Surprisingly, the Guildsman smiles. “You know what, upstart, you have a point. I’ll speak with my Brethren and perhaps we might allow you a chance after all.” He walks away.
“I admit I have no idea how that worked,” Salle says to Ayelia.
Ayelia lets out a deep breath. “I’m not sure either. I thought you’d get much angrier at him. But I suppose I shouldn’t call it a success yet.”
(Ayelia promptly rolled a successful persuasion check despite having no training in it, as such, nor being statted for it)
“Why not just have any challenge or comparison between the two of you not be a guild event? There’s no rule saying you can’t display your skills only in certified events notarized in triplicate by a Guild bureaucrat, is there? And if there is… well… you’re not about to let a parchment-shuffler tell you what you can and can’t do, are you?” Ayelia asks.
“Sparring! A bit of the old hack and slash!” the Guildsman seems oblivious to the world. Salle, smiling, unbuckles her montante and hands it off to Ayelia. She accepts a wooden greatsword in its place–as she guessed, it handles about the same.
“You…” Donnel splutters, in the lead. “You…”

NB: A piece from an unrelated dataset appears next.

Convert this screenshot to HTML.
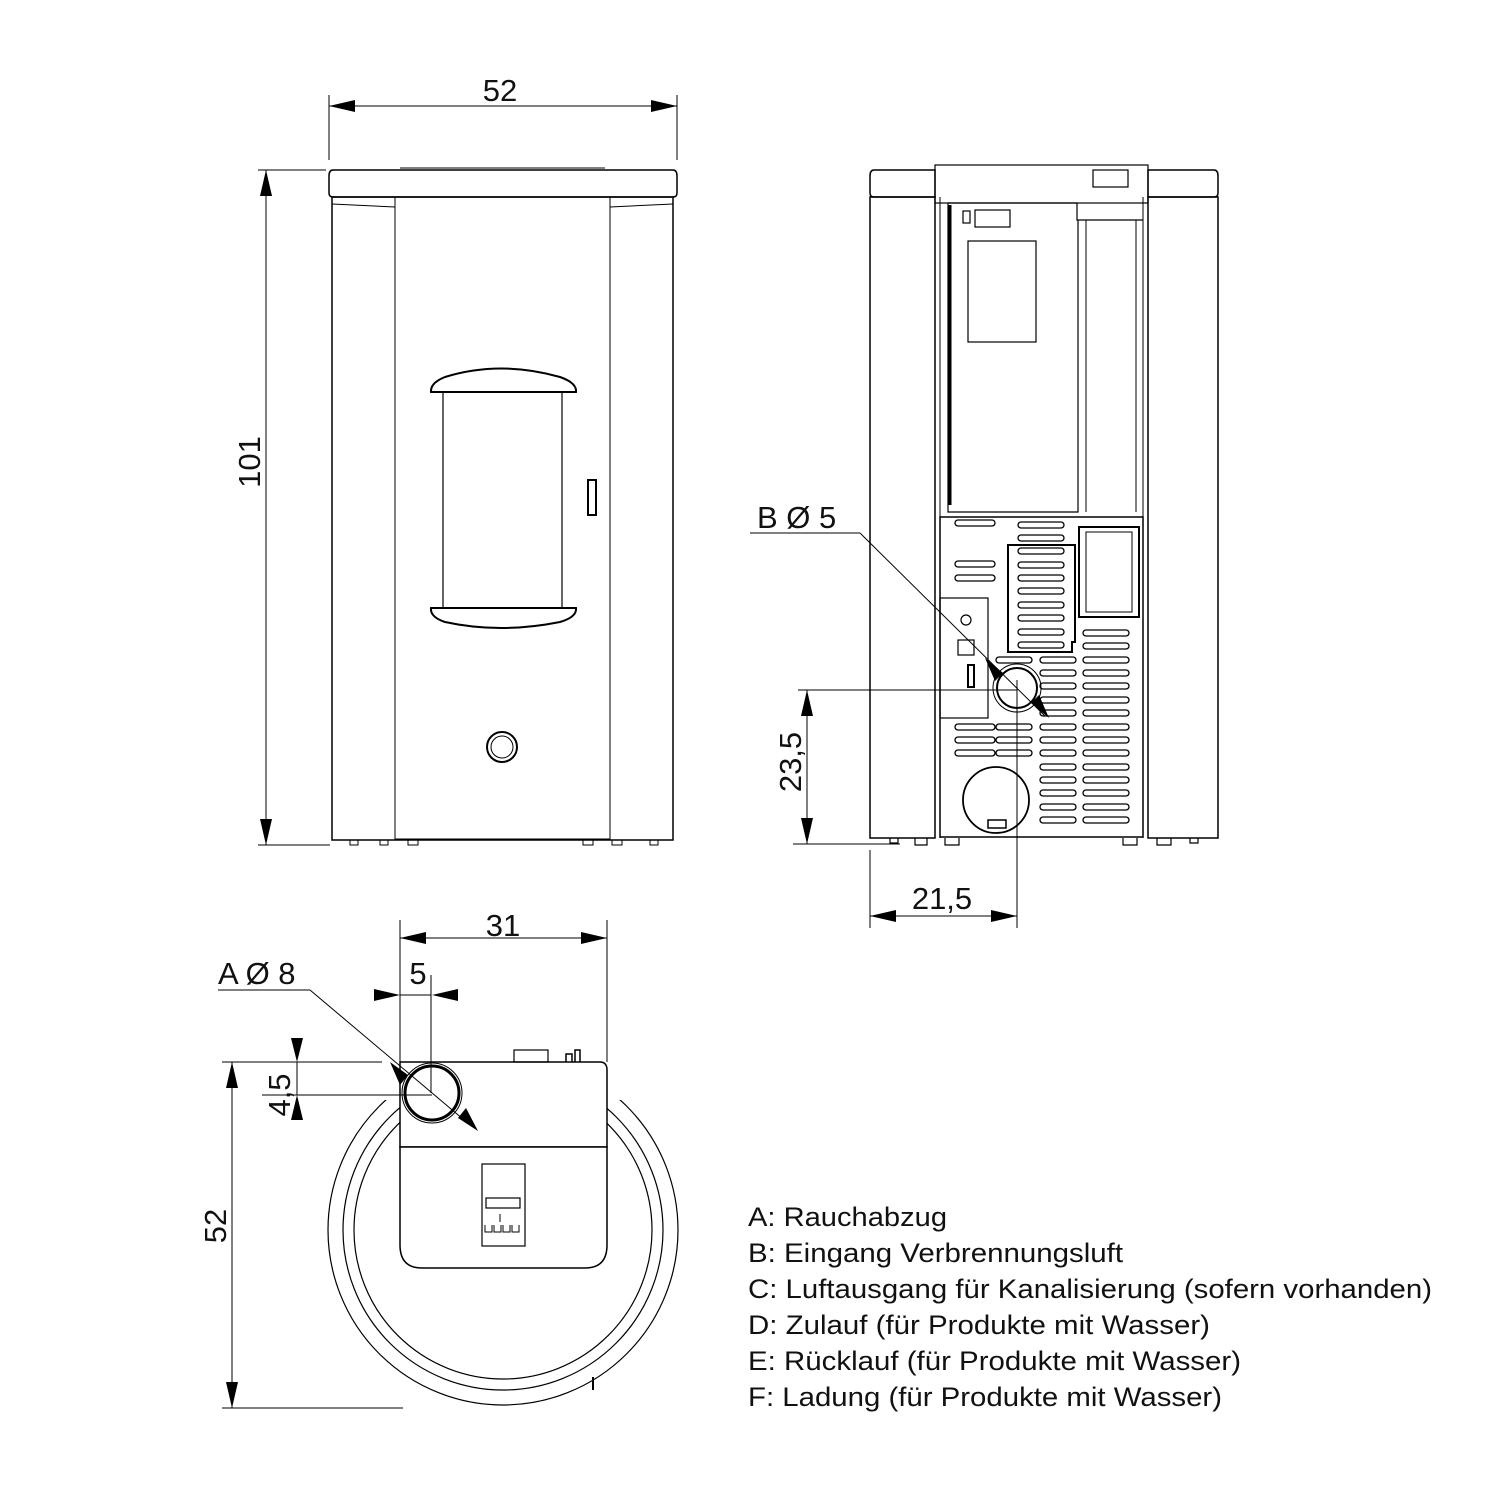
<!DOCTYPE html>
<html><head><meta charset="utf-8"><style>
html,body{margin:0;padding:0;background:#fff;}
svg{display:block}
text{font-family:"Liberation Sans",Arial,sans-serif;fill:#111}
</style></head><body>
<svg width="1500" height="1500" viewBox="0 0 1500 1500" xmlns="http://www.w3.org/2000/svg">
<defs>
<marker id="ae" markerWidth="26" markerHeight="12" refX="26" refY="6" orient="auto" markerUnits="userSpaceOnUse"><path d="M0,0 L26,6 L0,12 z" fill="#000"/></marker>
<marker id="as" markerWidth="26" markerHeight="12" refX="0" refY="6" orient="auto" markerUnits="userSpaceOnUse"><path d="M26,0 L0,6 L26,12 z" fill="#000"/></marker>
<clipPath id="cl"><rect x="300" y="1100" width="420" height="320"/></clipPath>
</defs>
<g fill="none" stroke="#000" stroke-width="1.5">
<path d="M333,170 H673 Q677,170 677,176 V193 Q677,197 673,197 H333 Q329,197 329,193 V176 Q329,170 333,170 z"/>
<line x1="400" y1="168" x2="605" y2="168" stroke-width="1"/>
<rect x="332" y="197" width="341" height="643"/>
<rect x="395" y="197" width="215" height="642" stroke-width="1"/>
<line x1="332" y1="204" x2="395" y2="207" stroke-width="1"/>
<line x1="610" y1="207" x2="673" y2="204" stroke-width="1"/>
<path d="M431,392 Q430,383 445,377 Q500,360 560,377 Q577,383 576,392 z" stroke-width="2"/>
<rect x="443" y="392" width="119" height="216" stroke-width="1.2"/>
<path d="M431,608 Q430,617 445,622 Q500,634 560,622 Q577,617 576,608 z" stroke-width="2"/>
<rect x="588" y="480" width="8" height="35" stroke-width="2"/>
<circle cx="502" cy="747" r="15" stroke-width="2"/>
<circle cx="502" cy="747" r="11" stroke-width="1"/>
<path d="M350,840v5h8v-5 M380,840v5h8v-5 M408,840v5h10v-5 M583,840v5h10v-5 M612,840v5h10v-5 M650,840v5h8v-5" stroke-width="1"/>
<line x1="329" y1="95" x2="329" y2="160" stroke-width="1"/>
<line x1="677" y1="95" x2="677" y2="160" stroke-width="1"/>
<line x1="329" y1="106" x2="677" y2="106" stroke-width="1" marker-start="url(#as)" marker-end="url(#ae)"/>
<line x1="258" y1="170" x2="326" y2="170" stroke-width="1"/>
<line x1="258" y1="845" x2="330" y2="845" stroke-width="1"/>
<line x1="266" y1="170" x2="266" y2="845" stroke-width="1" marker-start="url(#as)" marker-end="url(#ae)"/>

<path d="M874,170 H935 V197 H874 Q870,197 870,193 V176 Q870,170 874,170 z"/>
<path d="M1148,170 H1214 Q1218,170 1218,176 V193 Q1218,197 1214,197 H1148 z"/>
<rect x="935" y="165" width="213" height="38" stroke-width="1.2"/>
<rect x="1093" y="170" width="35" height="17" stroke-width="1.2"/>
<rect x="870" y="197" width="65" height="641"/>
<rect x="1148" y="197" width="70" height="641"/>
<line x1="940" y1="197" x2="940" y2="838" stroke-width="1"/>
<line x1="1143" y1="197" x2="1143" y2="838" stroke-width="1"/>
<path d="M948,203 H1077 V220 H1143" stroke-width="1.2"/>
<path d="M948,203 V512 H1078 V220" stroke-width="1.2"/>
<line x1="950" y1="205" x2="950" y2="505" stroke-width="3"/>
<line x1="1086" y1="220" x2="1086" y2="512" stroke-width="1"/>
<line x1="1136" y1="220" x2="1136" y2="512" stroke-width="1"/>
<rect x="968" y="241" width="68" height="101" stroke-width="1.2"/>
<rect x="975" y="210" width="35" height="17" stroke-width="1.2"/>
<rect x="963" y="211" width="7" height="12" stroke-width="1.2"/>
<rect x="940" y="517" width="203" height="320"/>
<rect x="1079" y="527" width="60" height="90" stroke-width="2"/>
<rect x="1086" y="532" width="46" height="80" stroke-width="1"/>
<path d="M1008,545 H1075 V642 H1072 V652 H1008 z" stroke-width="2"/>
<rect x="940" y="598" width="48" height="120" stroke-width="1.2"/>
<rect x="958" y="640" width="16" height="15" stroke-width="1.2"/>
<rect x="968" y="665" width="6" height="22" stroke-width="2"/>
<circle cx="966" cy="620" r="5" stroke-width="1.2"/>
<g stroke-width="1.3">
<rect x="955" y="520" width="40" height="6" rx="3"/>
<rect x="955" y="561" width="40" height="6" rx="3"/>
<rect x="955" y="575" width="40" height="6" rx="3"/>
<rect x="955" y="724" width="40" height="6" rx="3"/>
<rect x="955" y="737" width="40" height="6" rx="3"/>
<rect x="955" y="750" width="40" height="6" rx="3"/>
<rect x="996" y="724" width="36" height="6" rx="3"/>
<rect x="996" y="737" width="36" height="6" rx="3"/>
<rect x="996" y="750" width="36" height="6" rx="3"/>
<rect x="996" y="657" width="36" height="6" rx="3"/>
<rect x="1018" y="522" width="46" height="6" rx="3"/>
<rect x="1018" y="535" width="46" height="6" rx="3"/>
<rect x="1018" y="548" width="46" height="6" rx="3"/>
<rect x="1018" y="562" width="46" height="6" rx="3"/>
<rect x="1018" y="575" width="46" height="6" rx="3"/>
<rect x="1018" y="588" width="46" height="6" rx="3"/>
<rect x="1018" y="602" width="46" height="6" rx="3"/>
<rect x="1018" y="615" width="46" height="6" rx="3"/>
<rect x="1018" y="629" width="46" height="6" rx="3"/>
<rect x="1018" y="642" width="46" height="6" rx="3"/>
<rect x="1040" y="657" width="36" height="6" rx="3"/>
<rect x="1040" y="670" width="36" height="6" rx="3"/>
<rect x="1040" y="683" width="36" height="6" rx="3"/>
<rect x="1040" y="697" width="36" height="6" rx="3"/>
<rect x="1040" y="710" width="36" height="6" rx="3"/>
<rect x="1040" y="724" width="36" height="6" rx="3"/>
<rect x="1040" y="737" width="36" height="6" rx="3"/>
<rect x="1040" y="750" width="36" height="6" rx="3"/>
<rect x="1040" y="764" width="36" height="6" rx="3"/>
<rect x="1040" y="777" width="36" height="6" rx="3"/>
<rect x="1040" y="790" width="36" height="6" rx="3"/>
<rect x="1040" y="804" width="36" height="6" rx="3"/>
<rect x="1040" y="817" width="36" height="6" rx="3"/>
<rect x="1083" y="630" width="46" height="6" rx="3"/>
<rect x="1083" y="643" width="46" height="6" rx="3"/>
<rect x="1083" y="657" width="46" height="6" rx="3"/>
<rect x="1083" y="670" width="46" height="6" rx="3"/>
<rect x="1083" y="683" width="46" height="6" rx="3"/>
<rect x="1083" y="697" width="46" height="6" rx="3"/>
<rect x="1083" y="710" width="46" height="6" rx="3"/>
<rect x="1083" y="724" width="46" height="6" rx="3"/>
<rect x="1083" y="737" width="46" height="6" rx="3"/>
<rect x="1083" y="750" width="46" height="6" rx="3"/>
<rect x="1083" y="764" width="46" height="6" rx="3"/>
<rect x="1083" y="777" width="46" height="6" rx="3"/>
<rect x="1083" y="790" width="46" height="6" rx="3"/>
<rect x="1083" y="804" width="46" height="6" rx="3"/>
<rect x="1083" y="817" width="46" height="6" rx="3"/>
</g>
<circle cx="1017" cy="688" r="20" stroke-width="2"/>
<circle cx="1017" cy="688" r="24" stroke-width="1"/>
<circle cx="996" cy="800" r="33" stroke-width="1.8"/>
<rect x="988" y="820" width="18" height="8" stroke-width="1.5"/>
<path d="M890,838v5h8v-5 M915,838v7h12v-7 M945,838v7h14v-7 M1123,838v7h14v-7 M1157,838v7h14v-7 M1190,838v5h8v-5" stroke-width="1.2"/>
<line x1="750" y1="533" x2="860" y2="533" stroke-width="1"/>
<line x1="860" y1="533" x2="1045" y2="716" stroke-width="1"/>
<path d="M985,658 L1003,673 L995,681 z M1049,718 L1031,703 L1039,695 z" fill="#000" stroke="none"/>
<line x1="798" y1="690" x2="1017" y2="690" stroke-width="1"/>
<line x1="793" y1="844" x2="900" y2="844" stroke-width="1"/>
<line x1="807" y1="690" x2="807" y2="844" stroke-width="1" marker-start="url(#as)" marker-end="url(#ae)"/>
<line x1="870" y1="850" x2="870" y2="928" stroke-width="1"/>
<line x1="1017" y1="680" x2="1017" y2="928" stroke-width="1"/>
<line x1="870" y1="916" x2="1017" y2="916" stroke-width="1" marker-start="url(#as)" marker-end="url(#ae)"/>

<g clip-path="url(#cl)">
<circle cx="503" cy="1230" r="175" stroke-width="1.2"/>
<circle cx="503" cy="1230" r="160" stroke-width="1.2"/>
<circle cx="503" cy="1230" r="149" stroke-width="1.2"/>
</g>
<path d="M400,1062 H600 Q607,1062 607,1070 V1147 H400 z" fill="#fff" stroke-width="1.5"/>
<path d="M400,1147 H607 V1245 Q607,1268 585,1268 H422 Q400,1268 400,1245 z" fill="#fff" stroke-width="1.5"/>
<rect x="482" y="1164" width="43" height="82" stroke-width="1.2"/>
<rect x="486" y="1198" width="34" height="10" stroke-width="1.2"/>
<path d="M485,1225v7h7v-7 M494,1225v7h7v-7 M503,1225v7h7v-7 M512,1225v7h7v-7 M500,1214v8" stroke-width="1"/>
<rect x="514" y="1050" width="34" height="12" stroke-width="1.2"/>
<path d="M566,1062v-8h6v8 M575,1062v-12h5v12" stroke-width="1.5"/>
<circle cx="432" cy="1093" r="27" stroke-width="3" fill="#fff"/>
<circle cx="432" cy="1093" r="30" stroke-width="1"/>
<line x1="593" y1="1377" x2="593" y2="1390" stroke-width="2"/>
<line x1="400" y1="920" x2="400" y2="1062" stroke-width="1"/>
<line x1="607" y1="920" x2="607" y2="1062" stroke-width="1"/>
<line x1="400" y1="938" x2="607" y2="938" stroke-width="1" marker-start="url(#as)" marker-end="url(#ae)"/>
<line x1="431" y1="975" x2="431" y2="1093" stroke-width="1"/>
<line x1="400" y1="995" x2="431" y2="995" stroke-width="1"/>
<path d="M374,989 L400,995 L374,1001 z M458,989 L432,995 L458,1001 z" fill="#000" stroke="none"/>
<line x1="218" y1="990" x2="310" y2="990" stroke-width="1"/>
<line x1="310" y1="990" x2="470" y2="1125" stroke-width="1"/>
<path d="M390,1062 L408,1075 L400,1085 z M478,1131 L458,1118 L466,1108 z" fill="#000" stroke="none"/>
<line x1="222" y1="1062" x2="382" y2="1062" stroke-width="1"/>
<line x1="262" y1="1095" x2="432" y2="1095" stroke-width="1"/>
<line x1="297" y1="1062" x2="297" y2="1095" stroke-width="1"/>
<path d="M291,1038 L297,1062 L303,1038 z M291,1120 L297,1095 L303,1120 z" fill="#000" stroke="none"/>
<line x1="222" y1="1408" x2="403" y2="1408" stroke-width="1"/>
<line x1="232" y1="1062" x2="232" y2="1408" stroke-width="1" marker-start="url(#as)" marker-end="url(#ae)"/>
</g>
<g font-size="31">
<text x="500" y="101" text-anchor="middle">52</text>
<text transform="translate(260,462) rotate(-90)" text-anchor="middle">101</text>
<text x="757" y="528">B Ø 5</text>
<text transform="translate(801,762) rotate(-90)" text-anchor="middle">23,5</text>
<text x="942" y="909" text-anchor="middle">21,5</text>
<text x="503" y="936" text-anchor="middle">31</text>
<text x="418" y="984" text-anchor="middle">5</text>
<text x="218" y="984">A Ø 8</text>
<text transform="translate(290,1095) rotate(-90)" text-anchor="middle">4,5</text>
<text transform="translate(226,1226) rotate(-90)" text-anchor="middle">52</text>
</g>
<g font-size="27">
<text x="748" y="1226" textLength="199" lengthAdjust="spacingAndGlyphs">A: Rauchabzug</text>
<text x="748" y="1262" textLength="375" lengthAdjust="spacingAndGlyphs">B: Eingang Verbrennungsluft</text>
<text x="748" y="1298" textLength="684" lengthAdjust="spacingAndGlyphs">C: Luftausgang für Kanalisierung (sofern vorhanden)</text>
<text x="748" y="1334" textLength="462" lengthAdjust="spacingAndGlyphs">D: Zulauf (für Produkte mit Wasser)</text>
<text x="748" y="1370" textLength="493" lengthAdjust="spacingAndGlyphs">E: Rücklauf (für Produkte mit Wasser)</text>
<text x="748" y="1406" textLength="474" lengthAdjust="spacingAndGlyphs">F: Ladung (für Produkte mit Wasser)</text>
</g>
</svg>
</body></html>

“I would like to take this opportunity to offer my services as an instructor,” Salle cuts across him. “It seems I am sorely needed.”
“Maybe we could sell it as getting an edge over the competition to the other two?” Ayelia suggests, smiling hesitantly.
“Very well,” Salle says, “This may seem odd to say, but there is a degree of subtlety to striking with maximum force. It starts down in the hips, you see, you must engage them much more strongly than you otherwise would and let that motion drive your arm. It will feel as if you’re not using your upper body at all…” So it is that with three sets of successful rolls, Salle teaches Ayelia the Cleave skill.
(Author’s Note: Cleave in this system is just “hit for super high damage” as opposed to D&D 3.5E’s version.)